THE GIRL WHO FELL TO EARTH - Sophia Al-Maria
Sophia Al-Maria’s debut "The Girl Who Fell to Earth" is the story of her redneck family in Washington State and her Bedouin family in Qatar. Beginning with two runaways in Norway and Saudi Arabia whose rebellion over a century ago made the unlikely meeting and marriage of her parents possible, The Girl Who Fell to Earth plots Sophia’s own zigzagging adventure from a raspberry-farm in Tacoma to a winter-camp outside Riyadh, from a houseboat in Cairo to the back of a Harley in rural Norway. Intended as a contradiction in tone and content to the popular genre-memoirs of the victimized- Muslim-woman, this funny, moving coming of age story helps us realise that wars might be fought between cultures, but first they start between families.

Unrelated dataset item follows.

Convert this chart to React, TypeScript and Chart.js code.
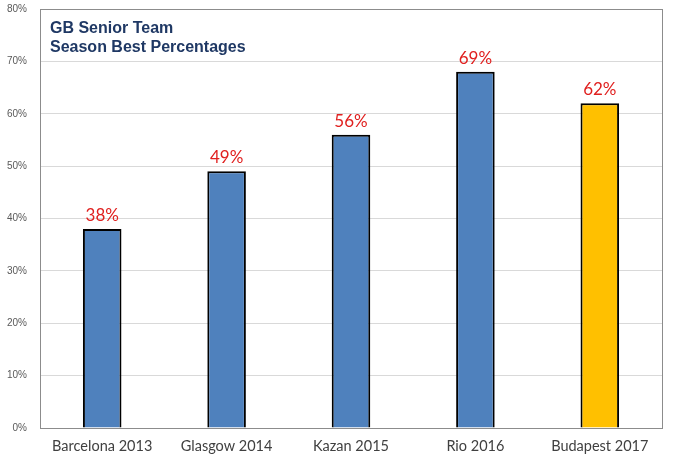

“Sophia's unusual upbringing has pushed her to the outer edges of modern identity. She's not so much split between two cultures in a schizoid way -- she's more of a moon that oversees both at the same time: 1980s Washington State working class culture meets Qatari bedouin culture with absolutely no buffering between the two. The book left me with the very rare and highly prized sensation of being communicated to by someone who may, in fact, be alien. I was also left with a visceral impression about bedouin and Arab culture that all the think pieces and weekend magazine pieces can't deliver. This book can easily alter the way you see the early twenty-first century.”